Everything from the first line of the data below through the line that contains "statistical significance, p" should be written out exactly, please, and nothing more; the pictures stay out.
__________
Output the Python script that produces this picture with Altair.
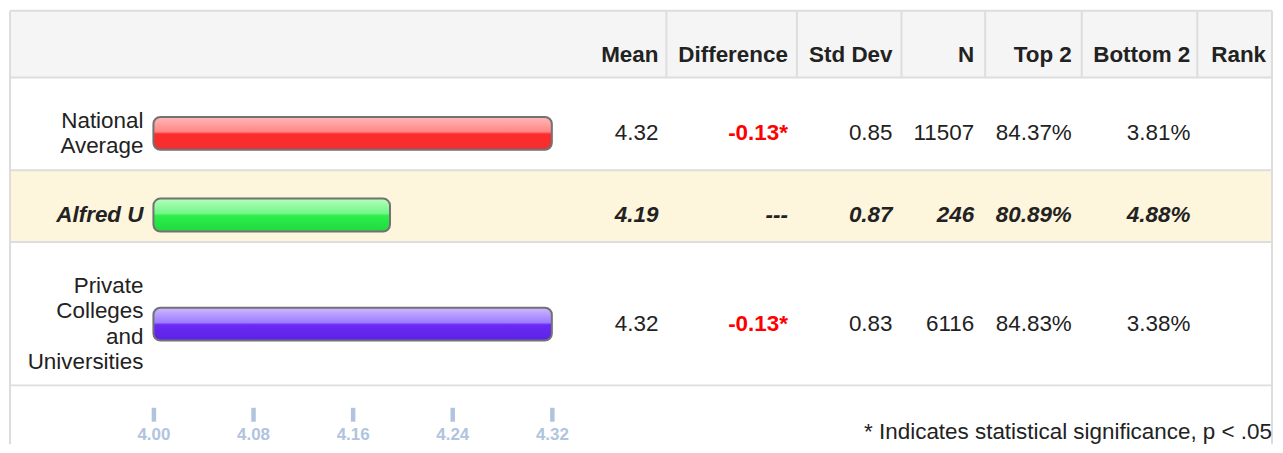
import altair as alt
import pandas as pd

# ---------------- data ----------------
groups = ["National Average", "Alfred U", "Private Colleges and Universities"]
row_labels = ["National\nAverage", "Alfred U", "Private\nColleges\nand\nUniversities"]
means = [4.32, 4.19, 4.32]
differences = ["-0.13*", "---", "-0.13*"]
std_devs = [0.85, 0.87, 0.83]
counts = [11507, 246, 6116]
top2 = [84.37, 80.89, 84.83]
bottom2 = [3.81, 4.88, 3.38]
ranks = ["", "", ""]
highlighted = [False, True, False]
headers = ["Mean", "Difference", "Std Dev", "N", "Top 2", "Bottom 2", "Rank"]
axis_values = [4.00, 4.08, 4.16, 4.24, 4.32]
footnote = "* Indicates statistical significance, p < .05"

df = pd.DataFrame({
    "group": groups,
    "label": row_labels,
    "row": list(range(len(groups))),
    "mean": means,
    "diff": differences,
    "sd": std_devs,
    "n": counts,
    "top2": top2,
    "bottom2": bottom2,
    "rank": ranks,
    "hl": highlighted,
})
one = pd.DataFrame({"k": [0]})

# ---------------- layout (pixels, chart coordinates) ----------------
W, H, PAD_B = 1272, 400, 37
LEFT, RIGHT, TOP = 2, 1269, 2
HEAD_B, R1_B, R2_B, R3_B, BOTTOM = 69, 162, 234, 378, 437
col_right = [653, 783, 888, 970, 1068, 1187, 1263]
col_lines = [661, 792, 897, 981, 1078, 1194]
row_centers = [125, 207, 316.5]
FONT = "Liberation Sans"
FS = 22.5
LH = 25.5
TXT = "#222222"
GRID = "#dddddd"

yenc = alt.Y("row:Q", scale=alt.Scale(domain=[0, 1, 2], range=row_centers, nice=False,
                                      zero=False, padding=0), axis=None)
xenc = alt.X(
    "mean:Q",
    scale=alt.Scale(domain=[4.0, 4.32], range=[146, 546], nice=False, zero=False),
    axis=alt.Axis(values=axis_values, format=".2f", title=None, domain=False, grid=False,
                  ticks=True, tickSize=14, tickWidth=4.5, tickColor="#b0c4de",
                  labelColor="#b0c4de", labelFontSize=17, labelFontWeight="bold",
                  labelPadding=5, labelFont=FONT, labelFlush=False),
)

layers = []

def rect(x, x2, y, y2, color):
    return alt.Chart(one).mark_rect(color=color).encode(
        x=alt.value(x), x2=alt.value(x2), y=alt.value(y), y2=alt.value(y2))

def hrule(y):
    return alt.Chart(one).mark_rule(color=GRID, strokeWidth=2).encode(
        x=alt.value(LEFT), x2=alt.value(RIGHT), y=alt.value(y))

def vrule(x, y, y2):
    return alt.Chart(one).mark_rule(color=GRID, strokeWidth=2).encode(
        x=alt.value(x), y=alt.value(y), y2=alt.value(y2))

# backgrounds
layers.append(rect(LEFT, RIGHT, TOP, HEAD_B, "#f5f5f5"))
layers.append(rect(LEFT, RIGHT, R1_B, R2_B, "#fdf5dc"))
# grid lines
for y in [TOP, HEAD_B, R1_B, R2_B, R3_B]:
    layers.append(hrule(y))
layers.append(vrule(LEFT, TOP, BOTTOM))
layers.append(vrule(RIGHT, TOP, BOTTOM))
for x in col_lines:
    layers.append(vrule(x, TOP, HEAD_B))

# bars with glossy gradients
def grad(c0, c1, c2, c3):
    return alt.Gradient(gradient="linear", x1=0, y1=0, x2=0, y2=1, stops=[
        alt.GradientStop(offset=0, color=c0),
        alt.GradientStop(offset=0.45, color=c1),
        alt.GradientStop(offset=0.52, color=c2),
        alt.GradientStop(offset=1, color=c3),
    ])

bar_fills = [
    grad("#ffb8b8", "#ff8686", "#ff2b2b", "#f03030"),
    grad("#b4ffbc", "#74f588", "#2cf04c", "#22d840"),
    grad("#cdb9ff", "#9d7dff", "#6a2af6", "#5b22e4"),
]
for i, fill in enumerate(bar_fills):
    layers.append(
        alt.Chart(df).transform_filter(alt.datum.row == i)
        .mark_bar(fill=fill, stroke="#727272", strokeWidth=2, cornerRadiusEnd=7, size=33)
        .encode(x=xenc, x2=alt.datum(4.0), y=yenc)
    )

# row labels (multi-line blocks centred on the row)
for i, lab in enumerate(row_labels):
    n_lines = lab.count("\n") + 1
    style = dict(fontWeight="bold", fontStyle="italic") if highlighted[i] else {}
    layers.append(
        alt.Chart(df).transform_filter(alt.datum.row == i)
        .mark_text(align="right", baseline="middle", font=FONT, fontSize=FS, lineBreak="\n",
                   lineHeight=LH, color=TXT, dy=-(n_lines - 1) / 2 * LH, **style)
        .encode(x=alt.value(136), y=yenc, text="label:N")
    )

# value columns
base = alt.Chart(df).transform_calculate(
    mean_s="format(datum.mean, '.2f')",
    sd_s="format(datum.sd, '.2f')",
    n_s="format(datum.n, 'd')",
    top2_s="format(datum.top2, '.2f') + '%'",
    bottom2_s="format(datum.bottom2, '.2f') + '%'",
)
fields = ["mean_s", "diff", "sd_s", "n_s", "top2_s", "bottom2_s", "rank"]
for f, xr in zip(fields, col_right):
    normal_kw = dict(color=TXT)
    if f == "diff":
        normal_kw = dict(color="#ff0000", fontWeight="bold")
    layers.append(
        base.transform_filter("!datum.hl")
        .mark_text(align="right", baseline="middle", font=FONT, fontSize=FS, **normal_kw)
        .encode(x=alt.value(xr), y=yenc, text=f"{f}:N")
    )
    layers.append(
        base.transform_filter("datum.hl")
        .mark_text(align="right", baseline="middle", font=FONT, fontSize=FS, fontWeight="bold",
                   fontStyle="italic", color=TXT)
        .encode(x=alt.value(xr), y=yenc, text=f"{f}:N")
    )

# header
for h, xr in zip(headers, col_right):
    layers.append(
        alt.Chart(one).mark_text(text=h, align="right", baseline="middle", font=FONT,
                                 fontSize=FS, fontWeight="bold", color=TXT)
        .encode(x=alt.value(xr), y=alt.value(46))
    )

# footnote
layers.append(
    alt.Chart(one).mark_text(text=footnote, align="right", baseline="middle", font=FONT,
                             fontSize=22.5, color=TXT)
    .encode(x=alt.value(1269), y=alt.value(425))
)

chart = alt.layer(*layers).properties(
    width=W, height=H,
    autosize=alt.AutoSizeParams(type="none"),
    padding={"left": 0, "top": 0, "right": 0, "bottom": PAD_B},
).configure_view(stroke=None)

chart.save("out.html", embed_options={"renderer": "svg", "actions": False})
__________
Answer for the task:
Output the Python script that produces this picture with Altair.
import altair as alt
import pandas as pd

# ---------------- data ----------------
groups = ["National Average", "Alfred U", "Private Colleges and Universities"]
row_labels = ["National\nAverage", "Alfred U", "Private\nColleges\nand\nUniversities"]
means = [4.32, 4.19, 4.32]
differences = ["-0.13*", "---", "-0.13*"]
std_devs = [0.85, 0.87, 0.83]
counts = [11507, 246, 6116]
top2 = [84.37, 80.89, 84.83]
bottom2 = [3.81, 4.88, 3.38]
ranks = ["", "", ""]
highlighted = [False, True, False]
headers = ["Mean", "Difference", "Std Dev", "N", "Top 2", "Bottom 2", "Rank"]
axis_values = [4.00, 4.08, 4.16, 4.24, 4.32]
footnote = "* Indicates statistical significance, p < .05"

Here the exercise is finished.